Learn the how-to: the needs assessment in the Academy

The sections above are the argument; the Academy articles are the practice - each written to run on your own cohort data on one participant ID.

Where the needs assessment fits

The needs assessment is the front end of the training evaluation chain, not a standalone project. It feeds directly into training evaluation and the four-level model in the Kirkpatrick model for training evaluation; the metrics it baselines are covered in training metrics; and the analysis mechanics live in how to analyze survey data. The broader practice this evaluation feeds is impact measurement & management.

Frequently asked questions

What is a training needs assessment?

A training needs assessment is the gap analysis run before training: it compares the capability a role requires against the capability people currently have, so the program targets a real deficit rather than a guess. It is also called a skills-gap analysis or learning needs analysis, and its output is a prioritized gap list. Run on a persistent participant ID in Sopact, that baseline becomes the Kirkpatrick Level 2 pre-measure later.
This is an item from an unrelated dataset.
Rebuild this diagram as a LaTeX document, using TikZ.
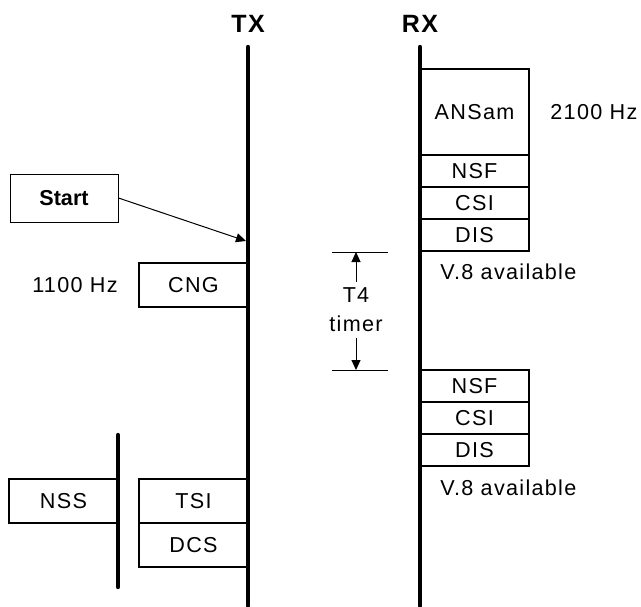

How do you find the gap in a training needs assessment?

Measure three signals per competency on the same participant record: a self-rating of current capability, a manager rating of the same person on the same competencies, and one open-ended question such as "what is hardest for you right now." The distance between self- and manager-rating is itself a finding, and the open response surfaces the barrier a scale misses. Sopact captures all three on one ID so the analysis is one query.

How do you prioritize the gaps a needs assessment finds?

Rank by business relevance, not just gap size. Start from where results lag - error rates, safety incidents, retention, sales - and work back to the skill behind each. A large gap on a competency that barely affects results matters less than a smaller gap on the one that drives the metric. The three or four gaps tied to a business outcome become the learning objectives the training targets.

How is a needs assessment different from a training evaluation?

A needs assessment runs before training to find the gap; an evaluation runs after to measure whether the gap closed. They are two ends of one chain, linked by the baseline. On one participant ID in Sopact, the evaluation is half-built before the cohort starts, because the pre-training ratings you already collected are the Level 2 pre-measure.

How does the needs assessment become the Kirkpatrick Level 2 baseline?

The self and manager capability ratings you collect before training are the pre-measure. If they sit on a persistent participant ID, re-running the identical instrument after training yields the pre-to-post learning gain per person with no separate baseline study. Sopact carries the ID from the needs assessment through the pre/post check, so needs, learning, and behavior stay on the same record and the gap becomes the gain.

What are the three levels of a training needs analysis?

Organization, task, and person. Organization analysis asks where the business underperforms and whether training is even the right fix. Task analysis decomposes the role into the competencies it requires. Person analysis measures which individuals hold or lack each competency. Running all three prevents training a skill that will not move the metric, or training everyone when only one segment has the gap.

What should a training needs assessment survey include?

Per competency: a self-rating, a manager rating, and one open-ended barrier question, plus a few organization-level items tying the program to a business outcome. Phrase competencies as observable actions, not traits, and use the exact wording you will reuse after training so pre/post comparison holds. In Sopact every response is tied to the participant ID so the baseline links forward to the learning gain.

Can AI help run a training needs assessment?

Yes, for two tasks: drafting the competency framework and rating items, and reading the open-ended "what is hardest" responses into themes. What AI cannot do on its own is hold the baseline on a persistent participant record or link it to later outcomes, which needs a system. In Sopact the assistant scores and themes inside the connected record, so the needs data becomes the Level 2 pre-measure instead of a throwaway survey.